Aim: Where the string "with" occurs in the material below, report the whole line.

Data to use:
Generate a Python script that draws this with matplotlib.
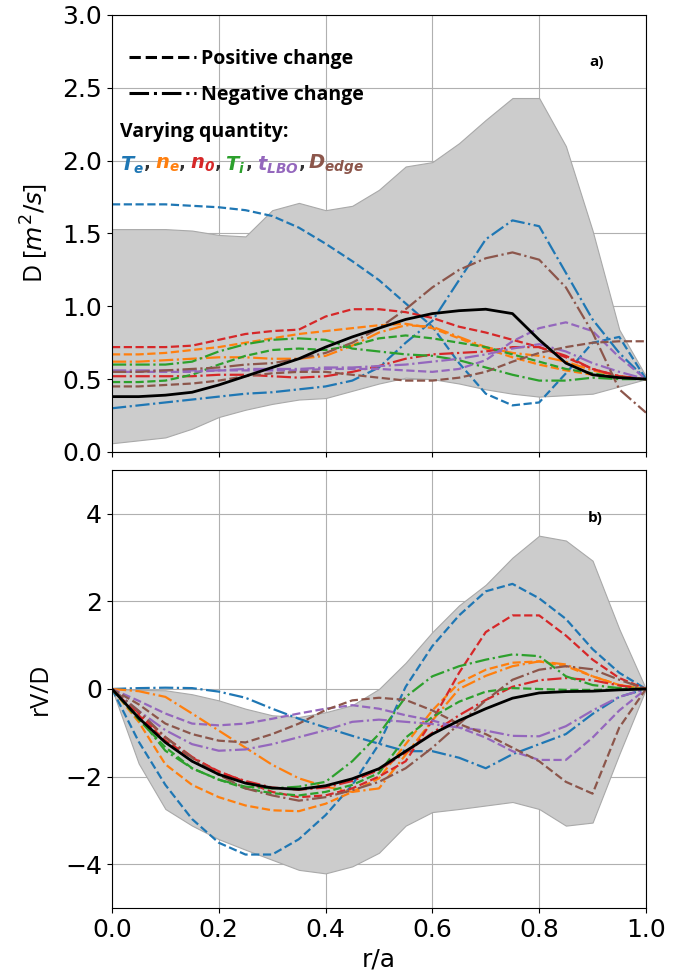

...

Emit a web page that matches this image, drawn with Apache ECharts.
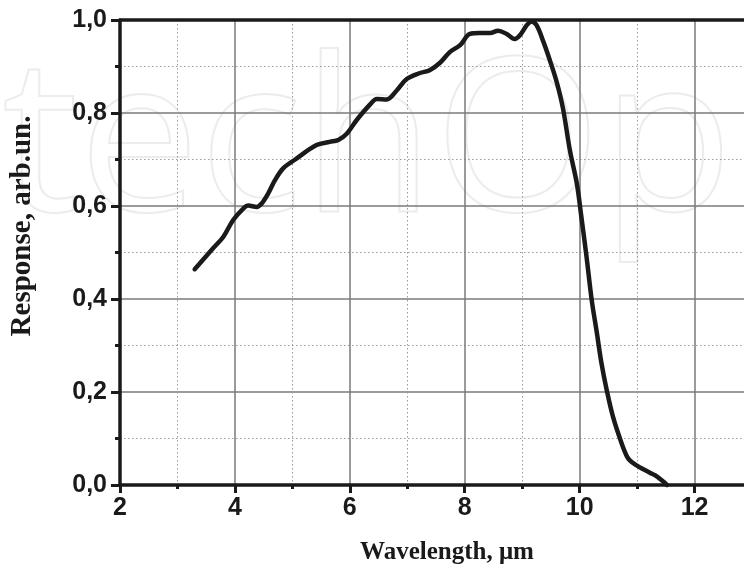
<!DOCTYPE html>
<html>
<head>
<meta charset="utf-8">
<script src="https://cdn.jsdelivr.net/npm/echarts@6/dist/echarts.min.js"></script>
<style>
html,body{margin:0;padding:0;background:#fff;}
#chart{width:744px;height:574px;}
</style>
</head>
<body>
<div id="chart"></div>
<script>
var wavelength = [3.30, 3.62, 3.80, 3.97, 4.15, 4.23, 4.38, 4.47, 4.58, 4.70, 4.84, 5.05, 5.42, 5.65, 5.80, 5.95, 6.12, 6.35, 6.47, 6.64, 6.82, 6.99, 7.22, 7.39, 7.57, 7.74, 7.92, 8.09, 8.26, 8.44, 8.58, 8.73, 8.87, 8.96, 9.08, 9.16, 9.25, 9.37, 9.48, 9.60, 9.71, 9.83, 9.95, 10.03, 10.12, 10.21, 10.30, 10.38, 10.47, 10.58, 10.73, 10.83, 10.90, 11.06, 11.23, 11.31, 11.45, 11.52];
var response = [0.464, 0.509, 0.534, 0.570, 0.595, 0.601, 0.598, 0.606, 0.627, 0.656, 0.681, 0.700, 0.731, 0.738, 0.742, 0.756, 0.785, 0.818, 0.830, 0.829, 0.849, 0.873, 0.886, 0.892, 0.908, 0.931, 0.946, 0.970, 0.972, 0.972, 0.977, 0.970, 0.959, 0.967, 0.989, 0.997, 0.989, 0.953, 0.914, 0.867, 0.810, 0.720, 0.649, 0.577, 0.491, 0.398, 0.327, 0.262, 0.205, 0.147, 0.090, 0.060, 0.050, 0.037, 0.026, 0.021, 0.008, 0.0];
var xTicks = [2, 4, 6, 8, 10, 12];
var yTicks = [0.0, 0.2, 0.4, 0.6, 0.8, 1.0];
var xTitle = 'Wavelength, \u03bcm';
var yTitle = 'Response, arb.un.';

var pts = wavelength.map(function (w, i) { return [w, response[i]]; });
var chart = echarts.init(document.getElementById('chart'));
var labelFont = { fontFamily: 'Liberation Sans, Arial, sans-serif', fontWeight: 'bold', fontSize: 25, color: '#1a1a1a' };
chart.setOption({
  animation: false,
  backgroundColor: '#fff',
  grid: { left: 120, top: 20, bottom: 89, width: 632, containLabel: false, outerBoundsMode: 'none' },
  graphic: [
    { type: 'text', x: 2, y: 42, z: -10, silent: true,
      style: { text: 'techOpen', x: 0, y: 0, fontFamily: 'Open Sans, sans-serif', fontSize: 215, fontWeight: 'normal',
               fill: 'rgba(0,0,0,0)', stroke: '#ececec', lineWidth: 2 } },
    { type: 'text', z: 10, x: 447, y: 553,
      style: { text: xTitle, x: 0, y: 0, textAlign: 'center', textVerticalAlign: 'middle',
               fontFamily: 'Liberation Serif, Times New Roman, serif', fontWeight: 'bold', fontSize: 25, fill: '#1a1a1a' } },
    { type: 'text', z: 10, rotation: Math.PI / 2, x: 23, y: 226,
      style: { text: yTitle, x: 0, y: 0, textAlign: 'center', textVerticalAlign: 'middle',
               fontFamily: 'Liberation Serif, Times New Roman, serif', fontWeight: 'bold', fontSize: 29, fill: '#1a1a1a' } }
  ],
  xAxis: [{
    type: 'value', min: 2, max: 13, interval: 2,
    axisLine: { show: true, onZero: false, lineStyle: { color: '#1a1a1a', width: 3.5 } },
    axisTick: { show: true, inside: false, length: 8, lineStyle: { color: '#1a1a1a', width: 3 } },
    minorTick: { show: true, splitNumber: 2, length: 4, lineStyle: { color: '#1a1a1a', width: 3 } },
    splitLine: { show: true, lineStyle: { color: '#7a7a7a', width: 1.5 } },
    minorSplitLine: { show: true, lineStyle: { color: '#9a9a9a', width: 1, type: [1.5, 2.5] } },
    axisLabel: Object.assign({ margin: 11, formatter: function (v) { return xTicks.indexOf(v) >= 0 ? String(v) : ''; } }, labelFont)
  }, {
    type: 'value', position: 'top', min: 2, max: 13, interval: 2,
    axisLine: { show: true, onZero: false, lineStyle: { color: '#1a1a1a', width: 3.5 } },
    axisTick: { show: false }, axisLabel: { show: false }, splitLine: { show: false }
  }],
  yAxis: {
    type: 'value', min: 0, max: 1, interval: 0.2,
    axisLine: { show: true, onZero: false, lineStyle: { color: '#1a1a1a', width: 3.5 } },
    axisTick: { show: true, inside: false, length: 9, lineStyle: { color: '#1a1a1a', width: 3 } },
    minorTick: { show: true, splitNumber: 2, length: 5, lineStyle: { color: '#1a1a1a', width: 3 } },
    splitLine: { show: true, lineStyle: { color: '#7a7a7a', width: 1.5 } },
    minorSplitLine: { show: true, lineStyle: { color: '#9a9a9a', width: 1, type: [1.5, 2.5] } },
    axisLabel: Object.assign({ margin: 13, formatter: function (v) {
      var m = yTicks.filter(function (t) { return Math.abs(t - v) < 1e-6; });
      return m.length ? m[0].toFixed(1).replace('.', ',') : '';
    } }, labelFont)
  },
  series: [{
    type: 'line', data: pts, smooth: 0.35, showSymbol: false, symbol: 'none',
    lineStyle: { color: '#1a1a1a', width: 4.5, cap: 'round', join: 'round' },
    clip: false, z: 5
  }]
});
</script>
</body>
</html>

* * *

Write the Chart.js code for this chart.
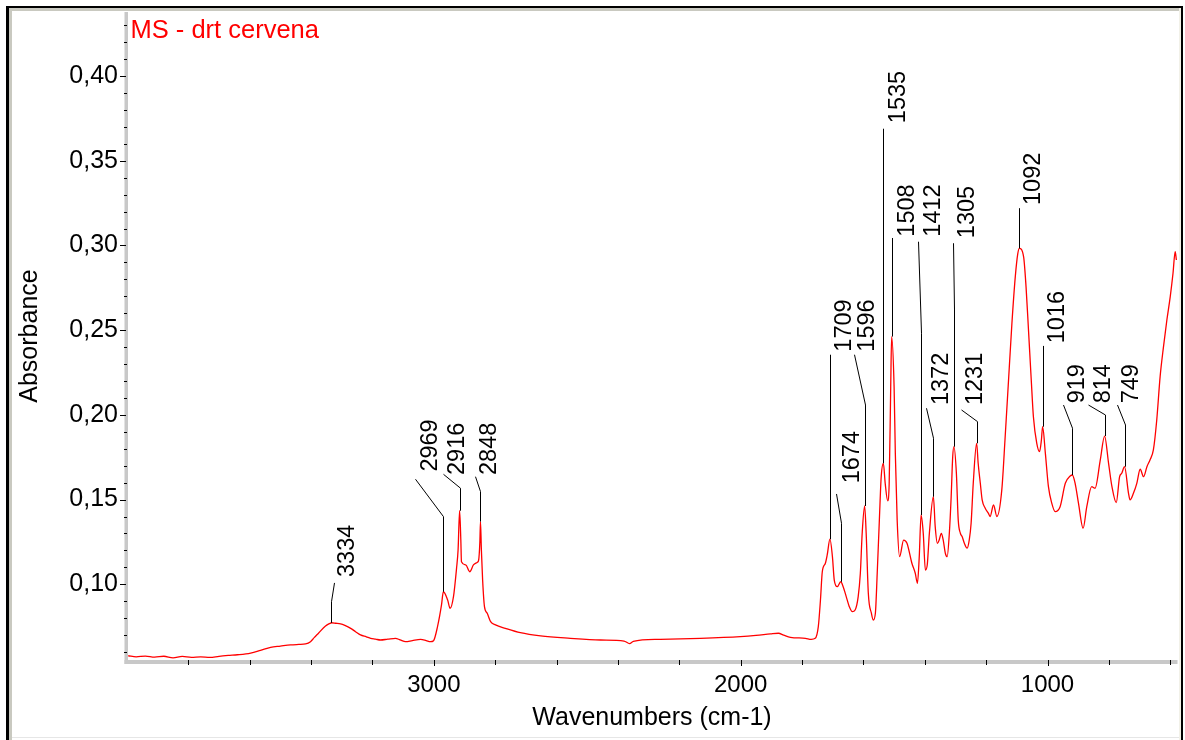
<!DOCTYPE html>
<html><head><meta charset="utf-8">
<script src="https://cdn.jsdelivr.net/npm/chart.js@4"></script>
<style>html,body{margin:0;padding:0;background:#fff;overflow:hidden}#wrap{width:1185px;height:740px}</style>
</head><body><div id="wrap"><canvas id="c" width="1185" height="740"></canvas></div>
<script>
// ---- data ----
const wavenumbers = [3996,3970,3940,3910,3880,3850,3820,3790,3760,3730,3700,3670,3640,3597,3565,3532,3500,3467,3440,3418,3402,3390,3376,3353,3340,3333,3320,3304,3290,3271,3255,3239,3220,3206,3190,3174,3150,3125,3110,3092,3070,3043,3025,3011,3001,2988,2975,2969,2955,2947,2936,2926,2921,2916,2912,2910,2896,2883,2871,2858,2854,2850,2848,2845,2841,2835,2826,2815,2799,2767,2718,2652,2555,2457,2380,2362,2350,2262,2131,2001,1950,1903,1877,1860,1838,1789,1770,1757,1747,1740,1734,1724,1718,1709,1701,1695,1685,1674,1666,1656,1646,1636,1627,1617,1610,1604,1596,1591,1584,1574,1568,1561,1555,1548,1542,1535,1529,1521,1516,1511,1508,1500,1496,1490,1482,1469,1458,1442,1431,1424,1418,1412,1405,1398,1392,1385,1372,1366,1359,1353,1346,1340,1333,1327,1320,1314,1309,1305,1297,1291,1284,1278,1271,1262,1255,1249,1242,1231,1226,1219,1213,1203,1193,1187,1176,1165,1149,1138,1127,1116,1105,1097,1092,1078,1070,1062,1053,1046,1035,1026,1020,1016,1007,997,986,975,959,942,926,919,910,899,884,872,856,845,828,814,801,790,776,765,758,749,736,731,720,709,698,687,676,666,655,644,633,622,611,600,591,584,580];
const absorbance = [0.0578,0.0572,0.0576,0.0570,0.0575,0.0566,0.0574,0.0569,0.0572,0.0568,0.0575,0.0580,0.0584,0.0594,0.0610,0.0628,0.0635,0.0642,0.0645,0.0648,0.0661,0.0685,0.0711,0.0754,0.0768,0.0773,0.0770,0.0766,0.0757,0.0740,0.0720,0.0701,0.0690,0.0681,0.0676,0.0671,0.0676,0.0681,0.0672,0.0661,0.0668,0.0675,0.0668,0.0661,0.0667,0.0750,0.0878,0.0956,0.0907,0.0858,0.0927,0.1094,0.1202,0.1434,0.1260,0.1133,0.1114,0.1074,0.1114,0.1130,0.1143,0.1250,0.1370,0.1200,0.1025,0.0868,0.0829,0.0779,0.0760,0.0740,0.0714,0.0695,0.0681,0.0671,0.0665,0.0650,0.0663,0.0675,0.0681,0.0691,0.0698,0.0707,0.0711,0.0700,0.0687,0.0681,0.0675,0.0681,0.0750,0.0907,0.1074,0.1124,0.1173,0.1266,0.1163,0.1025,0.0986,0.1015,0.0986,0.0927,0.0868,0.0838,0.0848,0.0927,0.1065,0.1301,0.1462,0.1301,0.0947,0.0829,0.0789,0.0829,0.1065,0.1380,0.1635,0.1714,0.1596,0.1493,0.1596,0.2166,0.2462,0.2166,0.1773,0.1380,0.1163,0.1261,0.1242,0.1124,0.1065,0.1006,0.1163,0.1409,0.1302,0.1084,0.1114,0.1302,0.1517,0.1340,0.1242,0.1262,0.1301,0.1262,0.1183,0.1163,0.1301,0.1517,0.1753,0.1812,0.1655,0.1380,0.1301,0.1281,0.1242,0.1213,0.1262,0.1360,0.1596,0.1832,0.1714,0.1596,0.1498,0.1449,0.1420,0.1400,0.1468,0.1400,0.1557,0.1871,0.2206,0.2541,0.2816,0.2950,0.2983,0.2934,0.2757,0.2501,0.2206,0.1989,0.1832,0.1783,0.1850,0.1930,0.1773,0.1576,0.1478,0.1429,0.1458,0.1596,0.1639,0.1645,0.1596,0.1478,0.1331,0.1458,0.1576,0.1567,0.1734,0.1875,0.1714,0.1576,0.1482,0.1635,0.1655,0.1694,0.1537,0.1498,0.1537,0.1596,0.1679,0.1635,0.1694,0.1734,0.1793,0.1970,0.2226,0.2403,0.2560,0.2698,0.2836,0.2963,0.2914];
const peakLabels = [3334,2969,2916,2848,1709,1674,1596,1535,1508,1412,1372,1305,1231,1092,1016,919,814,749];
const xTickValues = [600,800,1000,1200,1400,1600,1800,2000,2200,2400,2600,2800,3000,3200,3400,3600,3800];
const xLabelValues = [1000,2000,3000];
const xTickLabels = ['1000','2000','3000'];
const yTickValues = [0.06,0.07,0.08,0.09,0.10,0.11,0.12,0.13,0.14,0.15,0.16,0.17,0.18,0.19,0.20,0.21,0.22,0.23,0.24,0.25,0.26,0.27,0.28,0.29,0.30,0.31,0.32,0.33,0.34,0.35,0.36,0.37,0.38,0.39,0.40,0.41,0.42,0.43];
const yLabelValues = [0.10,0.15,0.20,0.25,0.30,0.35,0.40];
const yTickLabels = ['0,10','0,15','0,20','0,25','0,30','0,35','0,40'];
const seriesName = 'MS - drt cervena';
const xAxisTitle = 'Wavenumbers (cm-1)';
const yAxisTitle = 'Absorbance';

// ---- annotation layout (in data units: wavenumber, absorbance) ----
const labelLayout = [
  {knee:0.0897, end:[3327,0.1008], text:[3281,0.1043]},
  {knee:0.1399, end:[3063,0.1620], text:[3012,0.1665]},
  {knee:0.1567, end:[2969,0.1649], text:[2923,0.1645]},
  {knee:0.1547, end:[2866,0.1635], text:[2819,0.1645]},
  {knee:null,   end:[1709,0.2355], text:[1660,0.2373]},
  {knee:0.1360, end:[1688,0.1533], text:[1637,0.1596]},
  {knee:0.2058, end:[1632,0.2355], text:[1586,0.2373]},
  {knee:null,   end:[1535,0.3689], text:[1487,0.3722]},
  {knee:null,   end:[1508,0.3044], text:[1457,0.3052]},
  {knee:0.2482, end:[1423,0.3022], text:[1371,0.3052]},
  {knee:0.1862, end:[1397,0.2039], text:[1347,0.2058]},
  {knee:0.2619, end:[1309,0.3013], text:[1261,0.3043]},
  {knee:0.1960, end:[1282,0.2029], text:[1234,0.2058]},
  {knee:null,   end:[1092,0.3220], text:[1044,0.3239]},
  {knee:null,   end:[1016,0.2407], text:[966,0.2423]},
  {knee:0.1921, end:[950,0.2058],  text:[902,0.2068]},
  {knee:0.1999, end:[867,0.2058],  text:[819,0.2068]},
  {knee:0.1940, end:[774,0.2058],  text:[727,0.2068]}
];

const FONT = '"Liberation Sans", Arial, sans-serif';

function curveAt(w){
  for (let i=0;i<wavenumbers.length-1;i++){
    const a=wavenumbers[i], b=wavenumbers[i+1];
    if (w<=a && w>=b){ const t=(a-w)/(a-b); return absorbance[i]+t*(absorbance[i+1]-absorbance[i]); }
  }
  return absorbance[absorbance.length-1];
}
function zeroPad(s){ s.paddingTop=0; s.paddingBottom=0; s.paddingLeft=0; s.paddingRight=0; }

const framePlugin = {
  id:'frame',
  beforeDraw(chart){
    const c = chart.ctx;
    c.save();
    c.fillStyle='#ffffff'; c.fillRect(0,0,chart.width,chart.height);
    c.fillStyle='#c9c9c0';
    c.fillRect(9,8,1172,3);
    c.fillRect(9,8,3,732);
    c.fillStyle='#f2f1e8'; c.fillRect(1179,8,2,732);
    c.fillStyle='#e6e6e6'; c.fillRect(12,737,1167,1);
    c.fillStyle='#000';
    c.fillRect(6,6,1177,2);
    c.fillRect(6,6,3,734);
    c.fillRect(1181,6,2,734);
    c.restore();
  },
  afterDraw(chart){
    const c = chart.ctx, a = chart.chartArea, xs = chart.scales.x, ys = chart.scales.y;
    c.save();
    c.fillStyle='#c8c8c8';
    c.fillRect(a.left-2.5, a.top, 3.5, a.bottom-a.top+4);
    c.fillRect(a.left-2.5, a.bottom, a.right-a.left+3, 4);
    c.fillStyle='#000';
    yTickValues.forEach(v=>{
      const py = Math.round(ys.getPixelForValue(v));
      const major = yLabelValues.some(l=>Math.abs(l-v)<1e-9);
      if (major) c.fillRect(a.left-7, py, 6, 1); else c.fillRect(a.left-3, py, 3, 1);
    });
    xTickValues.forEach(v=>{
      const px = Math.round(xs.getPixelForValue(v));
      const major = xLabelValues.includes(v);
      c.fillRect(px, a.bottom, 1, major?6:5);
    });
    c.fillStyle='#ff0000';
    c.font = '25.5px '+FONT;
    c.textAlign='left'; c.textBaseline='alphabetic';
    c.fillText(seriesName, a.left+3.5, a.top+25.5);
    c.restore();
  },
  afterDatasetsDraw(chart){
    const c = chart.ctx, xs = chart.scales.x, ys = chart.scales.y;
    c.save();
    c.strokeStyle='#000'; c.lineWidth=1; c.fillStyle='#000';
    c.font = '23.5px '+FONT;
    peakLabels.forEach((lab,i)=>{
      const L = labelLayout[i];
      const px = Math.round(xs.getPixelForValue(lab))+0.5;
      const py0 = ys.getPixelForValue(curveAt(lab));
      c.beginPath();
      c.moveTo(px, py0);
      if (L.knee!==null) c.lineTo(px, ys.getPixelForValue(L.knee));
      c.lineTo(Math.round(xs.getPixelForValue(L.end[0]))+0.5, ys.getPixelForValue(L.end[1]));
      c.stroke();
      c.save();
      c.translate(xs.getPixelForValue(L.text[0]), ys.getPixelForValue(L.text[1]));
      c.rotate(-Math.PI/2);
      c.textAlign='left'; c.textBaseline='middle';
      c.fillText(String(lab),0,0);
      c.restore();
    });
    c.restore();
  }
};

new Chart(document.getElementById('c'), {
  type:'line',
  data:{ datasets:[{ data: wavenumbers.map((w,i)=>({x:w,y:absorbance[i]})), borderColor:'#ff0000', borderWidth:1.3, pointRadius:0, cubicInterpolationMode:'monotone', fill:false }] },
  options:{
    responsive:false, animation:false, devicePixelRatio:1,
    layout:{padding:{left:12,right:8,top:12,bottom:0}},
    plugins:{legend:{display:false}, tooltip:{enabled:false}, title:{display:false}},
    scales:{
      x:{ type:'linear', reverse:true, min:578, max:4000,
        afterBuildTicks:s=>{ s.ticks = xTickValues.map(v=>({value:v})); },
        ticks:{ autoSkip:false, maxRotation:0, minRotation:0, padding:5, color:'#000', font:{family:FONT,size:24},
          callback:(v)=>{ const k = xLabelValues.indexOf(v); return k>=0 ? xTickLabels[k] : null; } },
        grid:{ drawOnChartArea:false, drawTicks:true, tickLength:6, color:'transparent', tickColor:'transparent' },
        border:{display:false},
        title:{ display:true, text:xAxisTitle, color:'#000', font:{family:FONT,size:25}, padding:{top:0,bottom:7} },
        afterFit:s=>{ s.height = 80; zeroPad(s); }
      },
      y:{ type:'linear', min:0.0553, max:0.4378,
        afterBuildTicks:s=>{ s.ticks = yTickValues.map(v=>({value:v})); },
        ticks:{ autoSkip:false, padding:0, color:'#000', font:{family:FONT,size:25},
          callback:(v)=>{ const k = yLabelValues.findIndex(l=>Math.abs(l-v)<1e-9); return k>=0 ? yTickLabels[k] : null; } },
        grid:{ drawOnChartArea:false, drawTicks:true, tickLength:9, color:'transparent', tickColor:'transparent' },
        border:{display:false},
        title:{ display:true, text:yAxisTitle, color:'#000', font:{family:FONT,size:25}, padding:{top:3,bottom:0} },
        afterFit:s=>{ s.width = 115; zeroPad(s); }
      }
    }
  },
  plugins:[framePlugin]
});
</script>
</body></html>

Written response:
Generate a Python script that draws this with matplotlib.
Emit a web page that matches this image, drawn with Apache ECharts.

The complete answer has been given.